# [Requirements]
Please print the full listing exactly.

** start of Recorded information **

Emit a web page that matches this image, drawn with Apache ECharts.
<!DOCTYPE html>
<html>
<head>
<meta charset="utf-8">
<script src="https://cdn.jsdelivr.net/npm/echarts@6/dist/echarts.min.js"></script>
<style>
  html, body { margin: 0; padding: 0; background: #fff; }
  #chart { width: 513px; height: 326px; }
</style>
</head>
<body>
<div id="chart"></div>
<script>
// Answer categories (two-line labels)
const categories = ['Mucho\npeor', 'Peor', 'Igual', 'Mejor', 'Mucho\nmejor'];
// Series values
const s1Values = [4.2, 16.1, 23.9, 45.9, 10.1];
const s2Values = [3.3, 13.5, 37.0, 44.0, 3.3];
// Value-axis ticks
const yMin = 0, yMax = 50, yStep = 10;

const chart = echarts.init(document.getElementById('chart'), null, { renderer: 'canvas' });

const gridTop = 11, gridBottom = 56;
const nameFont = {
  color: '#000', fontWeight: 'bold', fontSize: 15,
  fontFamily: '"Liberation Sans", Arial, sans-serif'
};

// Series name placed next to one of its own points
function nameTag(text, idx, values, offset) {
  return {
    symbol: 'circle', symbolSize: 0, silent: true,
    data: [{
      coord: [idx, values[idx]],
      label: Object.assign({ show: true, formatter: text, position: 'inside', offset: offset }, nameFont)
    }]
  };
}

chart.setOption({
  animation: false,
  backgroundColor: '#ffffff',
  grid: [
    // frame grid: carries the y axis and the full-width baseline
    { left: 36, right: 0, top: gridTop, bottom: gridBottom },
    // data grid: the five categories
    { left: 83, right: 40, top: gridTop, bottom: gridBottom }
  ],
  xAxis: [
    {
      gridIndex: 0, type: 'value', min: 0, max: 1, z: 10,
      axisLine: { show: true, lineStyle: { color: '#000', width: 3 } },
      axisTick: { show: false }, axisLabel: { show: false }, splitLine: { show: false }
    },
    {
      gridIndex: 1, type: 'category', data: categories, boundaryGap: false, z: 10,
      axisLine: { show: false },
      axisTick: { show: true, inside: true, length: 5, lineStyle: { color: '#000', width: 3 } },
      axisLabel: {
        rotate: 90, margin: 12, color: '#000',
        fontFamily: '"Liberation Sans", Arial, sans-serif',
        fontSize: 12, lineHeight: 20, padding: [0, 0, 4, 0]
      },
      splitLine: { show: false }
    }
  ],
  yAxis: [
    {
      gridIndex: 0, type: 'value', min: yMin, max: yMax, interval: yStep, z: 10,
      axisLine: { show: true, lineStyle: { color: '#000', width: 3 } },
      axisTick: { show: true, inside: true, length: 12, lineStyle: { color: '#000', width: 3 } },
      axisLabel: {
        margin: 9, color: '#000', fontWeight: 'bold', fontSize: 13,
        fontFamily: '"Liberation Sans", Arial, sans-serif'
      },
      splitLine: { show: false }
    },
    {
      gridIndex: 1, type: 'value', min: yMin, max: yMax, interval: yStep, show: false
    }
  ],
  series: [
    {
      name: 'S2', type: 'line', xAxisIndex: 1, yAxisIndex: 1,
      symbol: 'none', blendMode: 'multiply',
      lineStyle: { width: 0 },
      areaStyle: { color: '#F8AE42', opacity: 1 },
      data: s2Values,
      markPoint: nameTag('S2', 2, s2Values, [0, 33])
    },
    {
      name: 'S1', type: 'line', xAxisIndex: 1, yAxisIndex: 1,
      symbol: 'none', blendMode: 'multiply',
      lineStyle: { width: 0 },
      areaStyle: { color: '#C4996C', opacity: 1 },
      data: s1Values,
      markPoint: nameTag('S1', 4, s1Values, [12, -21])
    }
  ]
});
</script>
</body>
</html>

** end of Recorded information **

# [In response]
Emit a web page that matches this image, drawn with Apache ECharts.
<!DOCTYPE html>
<html>
<head>
<meta charset="utf-8">
<script src="https://cdn.jsdelivr.net/npm/echarts@6/dist/echarts.min.js"></script>
<style>
  html, body { margin: 0; padding: 0; background: #fff; }
  #chart { width: 513px; height: 326px; }
</style>
</head>
<body>
<div id="chart"></div>
<script>
// Answer categories (two-line labels)
const categories = ['Mucho\npeor', 'Peor', 'Igual', 'Mejor', 'Mucho\nmejor'];
// Series values
const s1Values = [4.2, 16.1, 23.9, 45.9, 10.1];
const s2Values = [3.3, 13.5, 37.0, 44.0, 3.3];
// Value-axis ticks
const yMin = 0, yMax = 50, yStep = 10;

const chart = echarts.init(document.getElementById('chart'), null, { renderer: 'canvas' });

const gridTop = 11, gridBottom = 56;
const nameFont = {
  color: '#000', fontWeight: 'bold', fontSize: 15,
  fontFamily: '"Liberation Sans", Arial, sans-serif'
};

// Series name placed next to one of its own points
function nameTag(text, idx, values, offset) {
  return {
    symbol: 'circle', symbolSize: 0, silent: true,
    data: [{
      coord: [idx, values[idx]],
      label: Object.assign({ show: true, formatter: text, position: 'inside', offset: offset }, nameFont)
    }]
  };
}

chart.setOption({
  animation: false,
  backgroundColor: '#ffffff',
  grid: [
    // frame grid: carries the y axis and the full-width baseline
    { left: 36, right: 0, top: gridTop, bottom: gridBottom },
    // data grid: the five categories
    { left: 83, right: 40, top: gridTop, bottom: gridBottom }
  ],
  xAxis: [
    {
      gridIndex: 0, type: 'value', min: 0, max: 1, z: 10,
      axisLine: { show: true, lineStyle: { color: '#000', width: 3 } },
      axisTick: { show: false }, axisLabel: { show: false }, splitLine: { show: false }
    },
    {
      gridIndex: 1, type: 'category', data: categories, boundaryGap: false, z: 10,
      axisLine: { show: false },
      axisTick: { show: true, inside: true, length: 5, lineStyle: { color: '#000', width: 3 } },
      axisLabel: {
        rotate: 90, margin: 12, color: '#000',
        fontFamily: '"Liberation Sans", Arial, sans-serif',
        fontSize: 12, lineHeight: 20, padding: [0, 0, 4, 0]
      },
      splitLine: { show: false }
    }
  ],
  yAxis: [
    {
      gridIndex: 0, type: 'value', min: yMin, max: yMax, interval: yStep, z: 10,
      axisLine: { show: true, lineStyle: { color: '#000', width: 3 } },
      axisTick: { show: true, inside: true, length: 12, lineStyle: { color: '#000', width: 3 } },
      axisLabel: {
        margin: 9, color: '#000', fontWeight: 'bold', fontSize: 13,
        fontFamily: '"Liberation Sans", Arial, sans-serif'
      },
      splitLine: { show: false }
    },
    {
      gridIndex: 1, type: 'value', min: yMin, max: yMax, interval: yStep, show: false
    }
  ],
  series: [
    {
      name: 'S2', type: 'line', xAxisIndex: 1, yAxisIndex: 1,
      symbol: 'none', blendMode: 'multiply',
      lineStyle: { width: 0 },
      areaStyle: { color: '#F8AE42', opacity: 1 },
      data: s2Values,
      markPoint: nameTag('S2', 2, s2Values, [0, 33])
    },
    {
      name: 'S1', type: 'line', xAxisIndex: 1, yAxisIndex: 1,
      symbol: 'none', blendMode: 'multiply',
      lineStyle: { width: 0 },
      areaStyle: { color: '#C4996C', opacity: 1 },
      data: s1Values,
      markPoint: nameTag('S1', 4, s1Values, [12, -21])
    }
  ]
});
</script>
</body>
</html>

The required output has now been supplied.